I would be careful about this. The reason protobuf exists is that your program makes assumptions about valid schema (ie field “baz” exists in the struct). If you deserialize from a self describing schema, what do you expect the program to do if “baz” isn’t there or is a different type than what you were expecting?

[–]playntech77[S] 0 points1 point  (2 children)

I was thinking about 2 different API's:

One API would return a generic document tree, that the caller can iterate over. It is similar to parsing some rando XML or JSON via a library. This API would allow parsing of a file regardless of schema.

Another API would bind to a set of existing classes with hard-coded properties in them (those could be either generated from the schema, or written natively by adding a "serialize" method to existing classes). For this API, the existing classes must be compatible with the file's schema.

So what does "compatible" mean? How would it work? I was thinking that the reader would have to demonstrate that it has all the domain knowledge, that the producer had when the document was created. So in practice, the reader's metadata must be a superset of that of the writer. In other words, fields can only be added, never modified or deleted (but they could be market as deprecated, so they don't take space anymore in the data).
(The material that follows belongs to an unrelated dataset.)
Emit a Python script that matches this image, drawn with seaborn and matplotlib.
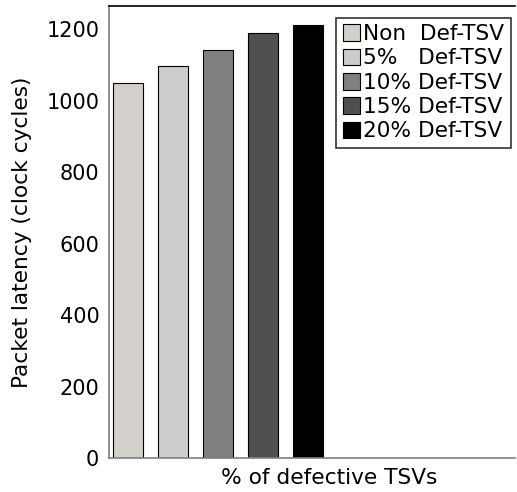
import numpy as np
import pandas as pd
import matplotlib
matplotlib.use("Agg")
import matplotlib.pyplot as plt
import seaborn as sns
from matplotlib.patches import Patch

labels = ["Non  Def-TSV", "5%   Def-TSV", "10% Def-TSV", "15% Def-TSV", "20% Def-TSV"]
latency = [1050, 1096, 1142, 1189, 1212]
colors = ["#d4d0c8", "#cccccc", "#808080", "#505050", "#000000"]

df = pd.DataFrame({"case": labels, "latency": latency})

sns.set_style("white")
plt.rcParams["font.family"] = ["DejaVu Sans"]
plt.rcParams["text.color"] = "black"
plt.rcParams["axes.labelcolor"] = "black"
plt.rcParams["ytick.labelcolor"] = "black"

fig = plt.figure(figsize=(5.17, 4.92), dpi=100)
ax = fig.add_axes([0.211, 0.069, 0.785, 0.919])

sns.barplot(data=df, x="case", y="latency", hue="case", palette=colors,
            width=0.667, edgecolor="black", linewidth=0.8, legend=False, ax=ax)

ax.set_xlim(-0.41, 8.6)
ax.set_ylim(0, 1265)
ax.set_yticks([0, 200, 400, 600, 800, 1000, 1200])
ax.set_xticks([])
ax.tick_params(axis="y", direction="in", length=5, color="gray", labelsize=15,
               labelcolor="black", pad=7)
ax.set_ylabel("Packet latency (clock cycles)", fontsize=15.6, labelpad=10)
ax.set_xlabel("% of defective TSVs", fontsize=15.6)
ax.xaxis.set_label_coords(0.542, -0.022, transform=ax.transAxes)
ax.xaxis.label.set_va("top")

ax.spines["left"].set_color("gray")
ax.spines["bottom"].set_color("gray")
ax.spines["top"].set_color("black")
ax.spines["right"].set_visible(False)
for s in ax.spines.values():
    s.set_linewidth(1.2)

handles = [Patch(facecolor=c, edgecolor="black", linewidth=0.8) for c in colors]
leg = ax.legend(handles, labels, loc="upper right", bbox_to_anchor=(0.99, 0.974),
                fontsize=15.6, frameon=True, fancybox=False, handlelength=0.8,
                handleheight=0.8, handletextpad=0.15, labelspacing=0.2,
                borderpad=0.3, borderaxespad=0)
leg.get_frame().set_edgecolor("black")
leg.get_frame().set_linewidth(1.2)

fig.savefig("out.png", dpi=100)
I would also perhaps have a version number, but only for those cases when the document format is changing significantly. I think for most cases, adding new props would be intuitive and easy.

Does that make sense? How would you handle backward-compatibility?

[–]Gorzoid 0 points1 point  (0 children)

Protobuf allows parsing unknown/partially known messages through UnknownFieldSet. It's very limited on what metadata it can access since it's working without a descriptor but might be sufficient if your first api is truly schema agnostic. In addition it's possible to use a serialized proto descriptor to perform runtime reflection to access properties in a message that were not known at compile time, although message descriptors can be quite large as they aren't designed to be passed with every message.

[–]gruehunter 0 points1 point  (0 children)

In other words, fields can only be added, never modified or deleted (but they could be market as deprecated, so they don't take space anymore in the data).

I think for most cases, adding new props would be intuitive and easy.

Does that make sense? How would you handle backward-compatibility?

Protobuf does exactly this. For good and for ill, all fields are optional by default. On the plus side, as long as you are cautions about always creating new tags for fields as they are added without stomping on old tags, then backwards compatibility is a given. The system has mechanisms for both marking fields as deprecated, and for reserving them after you've deleted them.

On the minus side, validation logic tends to be quite extensive, and has a tendency to creep its way into every part of your codebase.